Homily – Ascension/7th Sunday of Easter

 

My friends, today is Mothers’ Day and I thought it a good place to begin this homily after I worked for most of a morning to take some thoughts from three years ago and apply them to today.  Sometimes, it is just best to start over!

When I think of what a true mother is; open-hearted, self-giving, compassionate, understanding and willing to do whatever it takes to see that her child is well-cared for; I think about the loving way that our good God moved into humanity to say in no uncertain terms that, “I love you, more than I can say.”  God did this of course in Jesus.

Many of us have had such mothers in our lives, a gift to be truly grateful for, while others have found the “mothering” we all need in different ways and that too is a gift!” Some of us have physically given birth and others have “birthed life” into others in emotional and spiritual ways—all, wonderful gifts to be grateful for today.

On a day such as this that calls us to remember our physical, emotional and spiritual mothers, it might be good for each of us to take stock of all these people in our lives and say, “thank you” today, whether they are with us or not.

This past week our Church calendar remembered that moment in time when Jesus ceased to be present in the physical form that his first followers came to know and love.  How this happened, we can’t actually say—people have tried through time to explain it, but the “how” is not the most important thing to remember about Ascension Thursday.  Rather, we must always remember “what” our brother Jesus said before he physically left—that he would not leave us alone, the apostles, the disciples, or us.

Next Sunday, we will rejoice in the knowledge of this fact as we celebrate Pentecost—the coming of Jesus’ Spirit into our lives—the new way that he would always be with us.  In the meantime, this Sunday calls our attention to the fact that we have arrived at the 7th and final Sunday of Easter, a season that has called us once again to the journey of the entire Church Year.  We have lived it reflectively from Advent through this Easter Season.  Advent prepared us to remember once again Jesus’ birth, then on through the quiet years of his youth when Scriptures tell us he “grew in wisdom and grace” and on through to his maturity when at one wonderful point in his adult life, he was able to proclaim in his hometown of Nazareth the Good News that captives, prisoners of all kinds—the poor and the lonely were now free—that their time of imprisonment was over!

Our journey through the Church Year to now has called us to remember that because Jesus fought for the rights and equality of all, challenging those with a lust for power, that these same ones would take his life, as a result, on a Friday that would forever after be called, good.  Jesus’ life didn’t end there, we know, but continued beyond the grave to a new life that we will all experience one day.

So much of this, my friends, is clearly mystery to us—that we can’t completely wrap our minds around, and we would do better to simply lay upon our hearts, knowing that one day, as Paul says, “We will see clearly.”
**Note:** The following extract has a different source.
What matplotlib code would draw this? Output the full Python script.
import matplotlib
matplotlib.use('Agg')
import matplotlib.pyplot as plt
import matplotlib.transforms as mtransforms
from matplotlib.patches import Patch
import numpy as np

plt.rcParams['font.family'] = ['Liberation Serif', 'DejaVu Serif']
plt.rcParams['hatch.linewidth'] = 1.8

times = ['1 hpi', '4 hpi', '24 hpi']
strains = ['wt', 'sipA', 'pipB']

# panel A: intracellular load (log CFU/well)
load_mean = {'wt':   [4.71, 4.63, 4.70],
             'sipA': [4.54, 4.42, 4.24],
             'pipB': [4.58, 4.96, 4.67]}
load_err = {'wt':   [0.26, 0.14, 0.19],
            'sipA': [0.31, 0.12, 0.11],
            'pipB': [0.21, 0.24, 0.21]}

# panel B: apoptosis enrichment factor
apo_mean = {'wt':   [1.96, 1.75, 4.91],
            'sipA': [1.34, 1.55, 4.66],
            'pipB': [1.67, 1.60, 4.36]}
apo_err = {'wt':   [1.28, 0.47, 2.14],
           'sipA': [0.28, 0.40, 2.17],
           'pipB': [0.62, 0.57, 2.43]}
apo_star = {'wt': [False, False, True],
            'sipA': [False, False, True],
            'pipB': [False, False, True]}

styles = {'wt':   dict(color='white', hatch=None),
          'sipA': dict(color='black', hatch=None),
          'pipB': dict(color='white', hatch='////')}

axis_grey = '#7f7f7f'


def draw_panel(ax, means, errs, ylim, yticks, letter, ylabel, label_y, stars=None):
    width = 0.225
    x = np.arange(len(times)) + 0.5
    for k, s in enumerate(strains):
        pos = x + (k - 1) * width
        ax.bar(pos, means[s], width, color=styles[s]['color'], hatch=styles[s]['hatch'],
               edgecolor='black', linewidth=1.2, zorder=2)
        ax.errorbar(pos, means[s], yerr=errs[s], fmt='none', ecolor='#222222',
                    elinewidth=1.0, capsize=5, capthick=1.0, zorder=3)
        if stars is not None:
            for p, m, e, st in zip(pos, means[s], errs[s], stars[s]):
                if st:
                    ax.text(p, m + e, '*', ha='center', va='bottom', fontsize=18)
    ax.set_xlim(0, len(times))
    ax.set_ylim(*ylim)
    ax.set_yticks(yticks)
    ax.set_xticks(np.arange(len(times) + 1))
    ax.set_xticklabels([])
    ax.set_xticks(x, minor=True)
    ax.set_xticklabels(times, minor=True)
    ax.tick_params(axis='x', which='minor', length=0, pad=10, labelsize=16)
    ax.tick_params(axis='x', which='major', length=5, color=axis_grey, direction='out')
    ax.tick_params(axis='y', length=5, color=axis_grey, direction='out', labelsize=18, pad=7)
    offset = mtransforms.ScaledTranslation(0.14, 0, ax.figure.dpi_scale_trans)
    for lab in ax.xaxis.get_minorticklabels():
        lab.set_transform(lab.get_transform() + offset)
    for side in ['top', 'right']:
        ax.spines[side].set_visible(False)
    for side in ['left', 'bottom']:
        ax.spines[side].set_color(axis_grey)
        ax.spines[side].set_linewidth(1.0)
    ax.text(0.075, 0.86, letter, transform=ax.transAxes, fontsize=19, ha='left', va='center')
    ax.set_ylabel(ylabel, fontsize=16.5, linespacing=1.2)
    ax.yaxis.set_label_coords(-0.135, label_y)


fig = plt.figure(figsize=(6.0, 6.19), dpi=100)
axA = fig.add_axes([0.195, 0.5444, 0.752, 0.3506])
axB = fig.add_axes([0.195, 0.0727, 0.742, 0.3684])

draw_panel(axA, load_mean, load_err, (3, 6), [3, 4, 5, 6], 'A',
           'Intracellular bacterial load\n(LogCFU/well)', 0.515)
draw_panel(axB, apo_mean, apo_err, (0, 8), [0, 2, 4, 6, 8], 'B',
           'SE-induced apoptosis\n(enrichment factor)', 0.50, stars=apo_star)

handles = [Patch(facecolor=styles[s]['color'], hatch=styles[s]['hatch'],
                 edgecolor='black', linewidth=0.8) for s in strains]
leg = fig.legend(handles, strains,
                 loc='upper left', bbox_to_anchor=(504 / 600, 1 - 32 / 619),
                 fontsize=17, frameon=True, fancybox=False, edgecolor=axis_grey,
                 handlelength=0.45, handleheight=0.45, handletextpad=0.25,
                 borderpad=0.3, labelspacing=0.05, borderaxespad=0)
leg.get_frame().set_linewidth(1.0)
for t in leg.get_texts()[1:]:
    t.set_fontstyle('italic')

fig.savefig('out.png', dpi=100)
Our life in faith is like this—it always calls us to look deeper than what appears on the surface.  If we just take the simple words of Jesus that “he will not leave us,” we know that he must have a deeper meaning because Ascension Thursday remembers the fact that Jesus did physically leave those who loved him in his earthly life. We all,  in our lives experience the “leaving” of those that we love, through illness, death, disagreement and the list continues. We all experience times when we wonder where God is. Knowing the loneliness of the feeling that God is not present to us; we might have to look further and deeper to where God might be.

The next step might be to ask as John seems to be in today’s Gospel—when did you do the loving thing—the gesture that was needed in a broken world? When did you give a share of your wealth so that others could have the basics of life? When did you give comfort to a sad, lonely, forgotten person? When did you speak the word of truth that was needed to make a situation better?
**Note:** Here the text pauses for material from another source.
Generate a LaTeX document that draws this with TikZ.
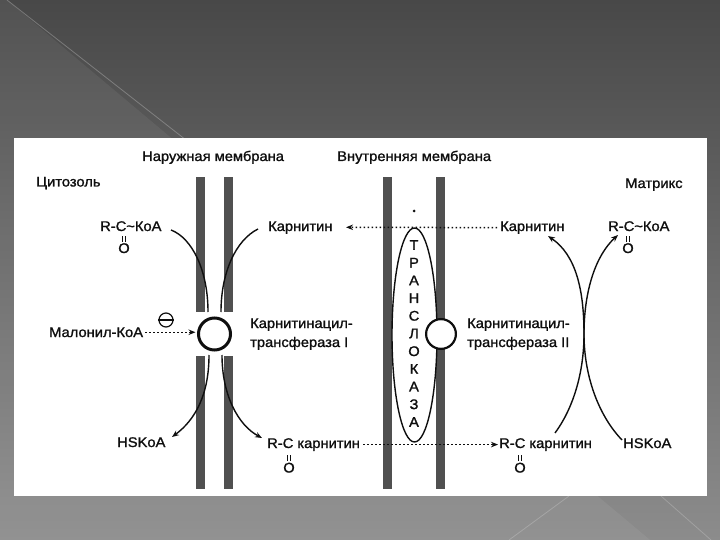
\documentclass[tikz,border=0pt]{standalone}
\usepackage{fontspec}
\setmainfont{Liberation Sans}[FakeStretch=1.05,FakeBold=1.3]
\usetikzlibrary{arrows.meta,shapes.geometric}
\definecolor{barc}{RGB}{80,80,80}
\definecolor{bgtop}{RGB}{72,72,72}
\definecolor{bgbot}{RGB}{140,140,140}
\definecolor{ink}{RGB}{15,15,15}
\begin{document}
\begin{tikzpicture}[x=1pt,y=-1pt,
  lbl/.style={font=\fontsize{14}{16}\selectfont, inner sep=0pt, anchor=base west, text=ink},
  olbl/.style={font=\fontsize{14}{16}\selectfont, inner sep=0pt, anchor=base, text=ink},
  letter/.style={font=\fontsize{14}{16}\selectfont, inner sep=0pt, text=ink},
  membar/.style={fill=barc, draw=none},
  rxn/.style={draw=ink, line width=1.4pt},
  tip/.style={-{Stealth[length=7pt,width=5.5pt]}},
  dots/.style={draw=ink, line width=1.5pt, dash pattern=on 1.5pt off 2.5pt},
  bond/.style={draw=ink, line width=0.8pt, double distance=1.8pt},
  enzyme/.style={circle, draw=ink, fill=white, inner sep=0pt}
]
\useasboundingbox (0,0) rectangle (720,540);
% background
\shade[top color=bgtop, bottom color=bgbot] (0,0) rectangle (720,540);
\fill[white, opacity=0.06] (0,0) -- (7,0) -- (650,540) -- (0,540) -- cycle;
\draw[white, opacity=0.25, line width=0.8pt] (7,0) -- (186,140);
\draw[white, opacity=0.2, line width=0.8pt] (509,540) -- (569,496);
\draw[white, opacity=0.2, line width=0.8pt] (661,496) -- (711,540);
\fill[white] (14,138) rectangle (707,496);

% membranes
\fill[membar] (196,177) rectangle (205,312);
\fill[membar] (224,177) rectangle (233,312);
\fill[membar] (196,356) rectangle (205,489);
\fill[membar] (224,356) rectangle (233,489);
\fill[membar] (383,177) rectangle (392,489);
\fill[membar] (436,177) rectangle (445,489);

% titles
\node[lbl] (outer) at (142,161) {Наружная мембрана};
\node[lbl] (inner) at (337,161) {Внутренняя мембрана};
\node[lbl] (cyto) at (36,186.5) {Цитозоль};
\node[lbl] (matrix) at (625,188) {Матрикс};

% top row
\node[lbl] (rcoaL) at (100,231) {R-C\textasciitilde КоА};
\node[olbl] (oL) at (124,253) {O};
\node[lbl] (karnL) at (268,231) {Карнитин};
\node[lbl] (karnR) at (500,231) {Карнитин};
\node[lbl] (rcoaR) at (608,231) {R-C\textasciitilde КоА};
\node[olbl] (oR) at (628,253) {O};
\draw[bond] ([yshift=1.5pt]oL.north) -- ++(0,-6);
\draw[bond] ([yshift=1.5pt]oR.north) -- ++(0,-6);

% middle
\node[lbl] (mal) at (49,337) {Малонил-КоА};
\node[circle, draw=ink, line width=1.2pt, minimum size=14pt, inner sep=0pt] (inh) at (166,320) {};
\draw[draw=ink, line width=1.2pt] (inh.west) -- (inh.east);
\node[lbl] (cat1a) at (250,328) {Карнитинацил-};
\node[lbl] (cat1b) at (250,347) {трансфераза I};
\node[lbl] (cat2a) at (467,328) {Карнитинацил-};
\node[lbl] (cat2b) at (467,347) {трансфераза II};

% bottom row
\node[lbl] (hskL) at (117,447) {HSKoA};
\node[lbl] (rckL) at (267,448) {R-C карнитин};
\node[olbl] (oBL) at (289,472.5) {O};
\node[lbl] (rckR) at (499,448) {R-C карнитин};
\node[olbl] (oBR) at (520,472.5) {O};
\node[lbl] (hskR) at (623,448) {HSKoA};
\draw[bond] ([yshift=1.5pt]oBL.north) -- ++(0,-6);
\draw[bond] ([yshift=1.5pt]oBR.north) -- ++(0,-6);

% translocase
\node[circle, fill=ink, inner sep=0pt, minimum size=3pt] (star) at (414,211) {};
\node[ellipse, draw=ink, line width=1.4pt, minimum width=45pt, minimum height=214pt, inner sep=0pt] (transl) at (414.5,335) {};
\foreach \l [count=\i from 0] in {Т,Р,А,Н,С,Л,О,К,А,З,А}
  \node[letter] (tr\i) at (414, 245+17.7*\i) {\l};

% dotted transport
\draw[dots, tip] ([xshift=-3pt]karnR.west) -- (346,227.3);
\draw[dots, tip] ([xshift=3pt]rckL.east) -- ([xshift=-1pt]rckR.west);

% enzymes
\node[enzyme, line width=3pt, minimum size=32pt] (cat1) at (214.5,334) {};
\node[enzyme, line width=2.2pt, minimum size=29.8pt] (cat2) at (441,334) {};
\draw[dots, tip, shorten >=1.5pt] ([xshift=2pt]mal.east) -- (cat1.west |- mal.east);

% outer membrane reactions
\coordinate (ulS) at (171,230);
\coordinate (ulE) at (208,312);
\coordinate (urS) at (258,229);
\coordinate (urE) at (221,312);
\coordinate (llS) at (209,355);
\coordinate (llE) at (172,437);
\coordinate (lrS) at (222,355);
\coordinate (lrE) at (262,438);
\draw[rxn] (ulS) .. controls (192,238) and (208,270) .. (ulE);
\draw[rxn] (urS) .. controls (236,240) and (221,272) .. (urE);
\draw[rxn, tip] (llS) .. controls (209,395) and (195,420) .. (llE);
\draw[rxn, tip] (lrS) .. controls (222,395) and (238,425) .. (lrE);

% matrix reactions
\coordinate (mX) at (584,334);
\coordinate (m1S) at (555,433);
\coordinate (m1E) at (548,236);
\coordinate (m2S) at (622,440);
\coordinate (m2E) at (618,235);
\draw[rxn, tip] (m1S) .. controls (572,410) and (584,375) .. (mX) .. controls (584,290) and (576,255) .. (m1E);
\draw[rxn, tip] (m2S) .. controls (598,415) and (584,375) .. (mX) .. controls (584,290) and (596,255) .. (m2E);
\end{tikzpicture}
\end{document}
John says, when you do any of these things, you make Jesus present to our world again and again and again! The deeper idea that our brother Jesus wants us to get through his entire earthly life is that as his followers, it matters a great deal how we choose to live our lives.

Our life in Christ, the resurrected Jesus will only be as good as we are willing to make it! That is truly what it is all about! So if there are those who are suffering in any way in our world, it is because good people are not seeing, are not doing their part to make things better—to make Jesus present.

Jesus is present in each of us if we allow him to be there and the only “Jesus” some people may see and experience may be through us! I can’t tell you the times that I heard, in my ministry as a chaplain, patients say that they don’t go to church anymore because they see so many hypocrites there every week who go out afterward and act contrary to what they [hopefully] heard while in church.  So, my friends, people are watching and expecting that we walk the talk.  No one ever said that this would be easy—“this Christianity stuff” and the tenets of other faith backgrounds, but it seems that the rewards that come from striving to follow Jesus and other holy models are worth it—goodness is really reciprocal and it is what this world needs now more than ever!

So, my friends, Happy Mothers’ Day to any who have ever mothered in any way, be you female or male.  And happy last week of Easter that is really, for the Christian, every day! Amen? Amen!